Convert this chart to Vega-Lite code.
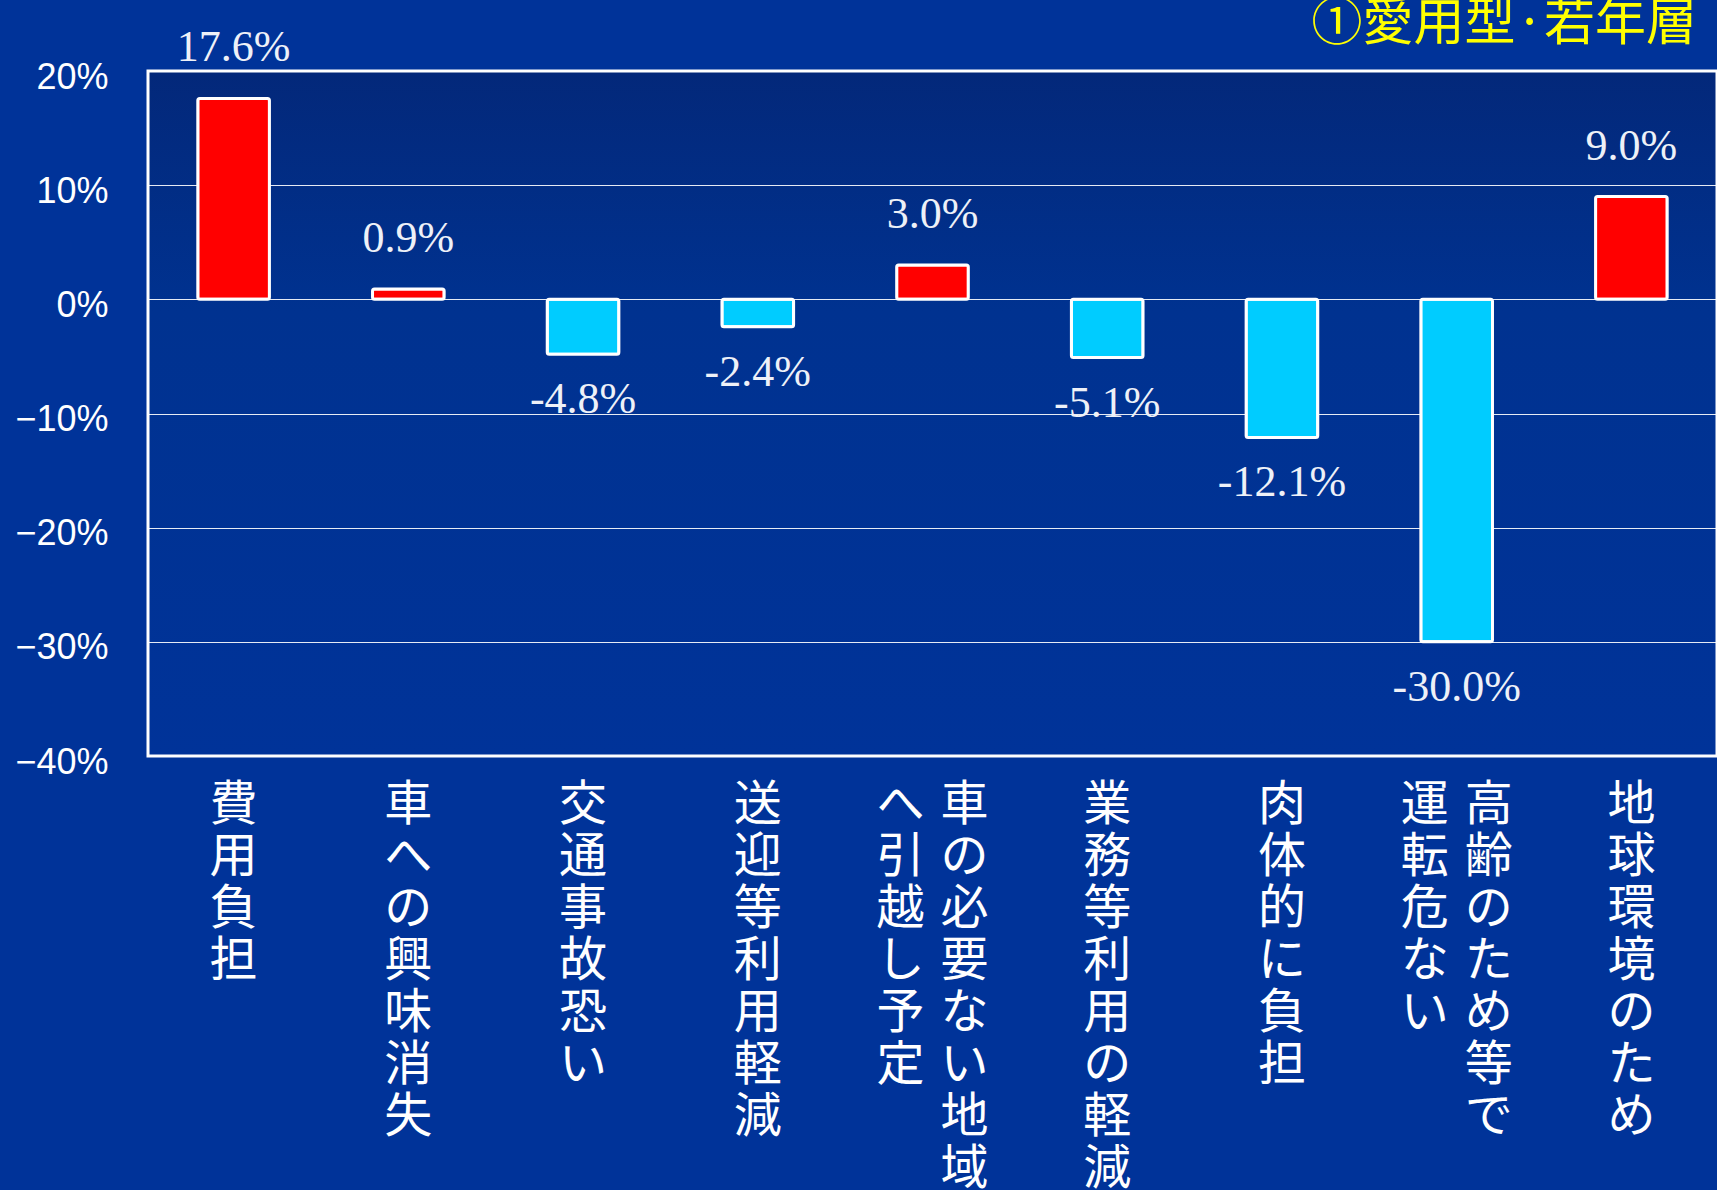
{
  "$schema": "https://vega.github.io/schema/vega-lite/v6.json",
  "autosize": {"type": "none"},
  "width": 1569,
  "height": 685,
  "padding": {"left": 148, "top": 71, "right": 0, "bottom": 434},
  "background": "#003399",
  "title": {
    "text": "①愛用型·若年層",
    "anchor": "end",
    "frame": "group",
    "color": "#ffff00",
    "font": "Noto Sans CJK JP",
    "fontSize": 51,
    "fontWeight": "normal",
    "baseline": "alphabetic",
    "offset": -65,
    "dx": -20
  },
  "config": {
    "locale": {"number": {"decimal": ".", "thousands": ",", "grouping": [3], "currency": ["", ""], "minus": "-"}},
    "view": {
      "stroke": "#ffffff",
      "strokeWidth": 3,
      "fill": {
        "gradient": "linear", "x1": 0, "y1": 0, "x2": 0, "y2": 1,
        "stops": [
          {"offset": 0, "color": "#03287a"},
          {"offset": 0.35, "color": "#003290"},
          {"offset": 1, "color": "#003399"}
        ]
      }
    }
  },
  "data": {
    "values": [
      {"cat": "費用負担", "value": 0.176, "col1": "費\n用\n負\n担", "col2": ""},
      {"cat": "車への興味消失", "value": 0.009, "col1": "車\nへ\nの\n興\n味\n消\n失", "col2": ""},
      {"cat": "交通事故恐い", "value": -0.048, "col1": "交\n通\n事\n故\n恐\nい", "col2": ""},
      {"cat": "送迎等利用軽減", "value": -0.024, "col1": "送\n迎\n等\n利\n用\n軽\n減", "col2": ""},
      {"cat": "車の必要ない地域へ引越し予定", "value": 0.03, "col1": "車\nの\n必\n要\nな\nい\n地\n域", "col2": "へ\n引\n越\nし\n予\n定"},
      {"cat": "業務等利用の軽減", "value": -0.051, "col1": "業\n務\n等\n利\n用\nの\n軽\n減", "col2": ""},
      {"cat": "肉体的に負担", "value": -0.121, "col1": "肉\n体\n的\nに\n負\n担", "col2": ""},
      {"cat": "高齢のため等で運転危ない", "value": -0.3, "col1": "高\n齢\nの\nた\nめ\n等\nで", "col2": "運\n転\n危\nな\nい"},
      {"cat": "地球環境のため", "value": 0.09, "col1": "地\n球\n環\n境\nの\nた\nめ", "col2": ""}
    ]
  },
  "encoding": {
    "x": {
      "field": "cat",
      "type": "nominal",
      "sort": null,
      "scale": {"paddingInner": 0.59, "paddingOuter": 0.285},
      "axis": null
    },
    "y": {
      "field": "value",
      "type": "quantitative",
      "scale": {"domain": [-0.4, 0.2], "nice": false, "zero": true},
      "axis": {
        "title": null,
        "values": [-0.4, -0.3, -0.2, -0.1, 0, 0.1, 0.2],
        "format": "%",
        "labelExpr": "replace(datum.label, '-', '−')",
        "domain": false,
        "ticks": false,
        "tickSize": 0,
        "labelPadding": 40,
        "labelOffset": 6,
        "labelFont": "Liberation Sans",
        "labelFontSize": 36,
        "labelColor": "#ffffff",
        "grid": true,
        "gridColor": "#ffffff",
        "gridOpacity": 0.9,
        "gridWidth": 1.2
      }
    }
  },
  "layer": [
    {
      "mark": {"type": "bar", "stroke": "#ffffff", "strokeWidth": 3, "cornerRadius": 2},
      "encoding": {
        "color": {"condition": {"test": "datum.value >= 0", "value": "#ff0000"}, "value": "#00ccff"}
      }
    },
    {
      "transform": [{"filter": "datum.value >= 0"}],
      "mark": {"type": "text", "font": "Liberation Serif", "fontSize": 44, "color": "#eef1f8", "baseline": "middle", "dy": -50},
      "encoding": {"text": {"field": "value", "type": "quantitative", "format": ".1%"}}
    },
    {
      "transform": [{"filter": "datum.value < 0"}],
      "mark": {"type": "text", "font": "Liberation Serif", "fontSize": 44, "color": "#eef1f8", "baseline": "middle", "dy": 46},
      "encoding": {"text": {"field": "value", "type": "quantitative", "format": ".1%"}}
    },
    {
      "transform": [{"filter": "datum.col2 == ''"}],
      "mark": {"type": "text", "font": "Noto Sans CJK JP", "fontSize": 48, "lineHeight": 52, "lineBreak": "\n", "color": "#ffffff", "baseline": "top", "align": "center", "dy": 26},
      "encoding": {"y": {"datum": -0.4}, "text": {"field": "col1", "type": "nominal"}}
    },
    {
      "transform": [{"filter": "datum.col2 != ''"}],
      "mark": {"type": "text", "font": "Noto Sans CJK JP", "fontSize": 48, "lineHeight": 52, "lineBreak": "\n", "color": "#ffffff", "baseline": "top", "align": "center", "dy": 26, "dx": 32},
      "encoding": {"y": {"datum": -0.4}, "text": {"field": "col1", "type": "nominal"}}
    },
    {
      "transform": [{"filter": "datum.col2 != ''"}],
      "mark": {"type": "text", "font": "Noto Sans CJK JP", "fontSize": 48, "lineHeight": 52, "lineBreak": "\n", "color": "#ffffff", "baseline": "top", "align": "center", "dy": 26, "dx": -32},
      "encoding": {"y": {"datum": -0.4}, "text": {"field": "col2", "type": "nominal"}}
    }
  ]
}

........

● Exercise goal
Make an exact reproduction of the listing above, without any pictures.

● Written answer
Convert this chart to Vega-Lite code.
{
  "$schema": "https://vega.github.io/schema/vega-lite/v6.json",
  "autosize": {"type": "none"},
  "width": 1569,
  "height": 685,
  "padding": {"left": 148, "top": 71, "right": 0, "bottom": 434},
  "background": "#003399",
  "title": {
    "text": "①愛用型·若年層",
    "anchor": "end",
    "frame": "group",
    "color": "#ffff00",
    "font": "Noto Sans CJK JP",
    "fontSize": 51,
    "fontWeight": "normal",
    "baseline": "alphabetic",
    "offset": -65,
    "dx": -20
  },
  "config": {
    "locale": {"number": {"decimal": ".", "thousands": ",", "grouping": [3], "currency": ["", ""], "minus": "-"}},
    "view": {
      "stroke": "#ffffff",
      "strokeWidth": 3,
      "fill": {
        "gradient": "linear", "x1": 0, "y1": 0, "x2": 0, "y2": 1,
        "stops": [
          {"offset": 0, "color": "#03287a"},
          {"offset": 0.35, "color": "#003290"},
          {"offset": 1, "color": "#003399"}
        ]
      }
    }
  },
  "data": {
    "values": [
      {"cat": "費用負担", "value": 0.176, "col1": "費\n用\n負\n担", "col2": ""},
      {"cat": "車への興味消失", "value": 0.009, "col1": "車\nへ\nの\n興\n味\n消\n失", "col2": ""},
      {"cat": "交通事故恐い", "value": -0.048, "col1": "交\n通\n事\n故\n恐\nい", "col2": ""},
      {"cat": "送迎等利用軽減", "value": -0.024, "col1": "送\n迎\n等\n利\n用\n軽\n減", "col2": ""},
      {"cat": "車の必要ない地域へ引越し予定", "value": 0.03, "col1": "車\nの\n必\n要\nな\nい\n地\n域", "col2": "へ\n引\n越\nし\n予\n定"},
      {"cat": "業務等利用の軽減", "value": -0.051, "col1": "業\n務\n等\n利\n用\nの\n軽\n減", "col2": ""},
      {"cat": "肉体的に負担", "value": -0.121, "col1": "肉\n体\n的\nに\n負\n担", "col2": ""},
      {"cat": "高齢のため等で運転危ない", "value": -0.3, "col1": "高\n齢\nの\nた\nめ\n等\nで", "col2": "運\n転\n危\nな\nい"},
      {"cat": "地球環境のため", "value": 0.09, "col1": "地\n球\n環\n境\nの\nた\nめ", "col2": ""}
    ]
  },
  "encoding": {
    "x": {
      "field": "cat",
      "type": "nominal",
      "sort": null,
      "scale": {"paddingInner": 0.59, "paddingOuter": 0.285},
      "axis": null
    },
    "y": {
      "field": "value",
      "type": "quantitative",
      "scale": {"domain": [-0.4, 0.2], "nice": false, "zero": true},
      "axis": {
        "title": null,
        "values": [-0.4, -0.3, -0.2, -0.1, 0, 0.1, 0.2],
        "format": "%",
        "labelExpr": "replace(datum.label, '-', '−')",
        "domain": false,
        "ticks": false,
        "tickSize": 0,
        "labelPadding": 40,
        "labelOffset": 6,
        "labelFont": "Liberation Sans",
        "labelFontSize": 36,
        "labelColor": "#ffffff",
        "grid": true,
        "gridColor": "#ffffff",
        "gridOpacity": 0.9,
        "gridWidth": 1.2
      }
    }
  },
  "layer": [
    {
      "mark": {"type": "bar", "stroke": "#ffffff", "strokeWidth": 3, "cornerRadius": 2},
      "encoding": {
        "color": {"condition": {"test": "datum.value >= 0", "value": "#ff0000"}, "value": "#00ccff"}
      }
    },
    {
      "transform": [{"filter": "datum.value >= 0"}],
      "mark": {"type": "text", "font": "Liberation Serif", "fontSize": 44, "color": "#eef1f8", "baseline": "middle", "dy": -50},
      "encoding": {"text": {"field": "value", "type": "quantitative", "format": ".1%"}}
    },
    {
      "transform": [{"filter": "datum.value < 0"}],
      "mark": {"type": "text", "font": "Liberation Serif", "fontSize": 44, "color": "#eef1f8", "baseline": "middle", "dy": 46},
      "encoding": {"text": {"field": "value", "type": "quantitative", "format": ".1%"}}
    },
    {
      "transform": [{"filter": "datum.col2 == ''"}],
      "mark": {"type": "text", "font": "Noto Sans CJK JP", "fontSize": 48, "lineHeight": 52, "lineBreak": "\n", "color": "#ffffff", "baseline": "top", "align": "center", "dy": 26},
      "encoding": {"y": {"datum": -0.4}, "text": {"field": "col1", "type": "nominal"}}
    },
    {
      "transform": [{"filter": "datum.col2 != ''"}],
      "mark": {"type": "text", "font": "Noto Sans CJK JP", "fontSize": 48, "lineHeight": 52, "lineBreak": "\n", "color": "#ffffff", "baseline": "top", "align": "center", "dy": 26, "dx": 32},
      "encoding": {"y": {"datum": -0.4}, "text": {"field": "col1", "type": "nominal"}}
    },
    {
      "transform": [{"filter": "datum.col2 != ''"}],
      "mark": {"type": "text", "font": "Noto Sans CJK JP", "fontSize": 48, "lineHeight": 52, "lineBreak": "\n", "color": "#ffffff", "baseline": "top", "align": "center", "dy": 26, "dx": -32},
      "encoding": {"y": {"datum": -0.4}, "text": {"field": "col2", "type": "nominal"}}
    }
  ]
}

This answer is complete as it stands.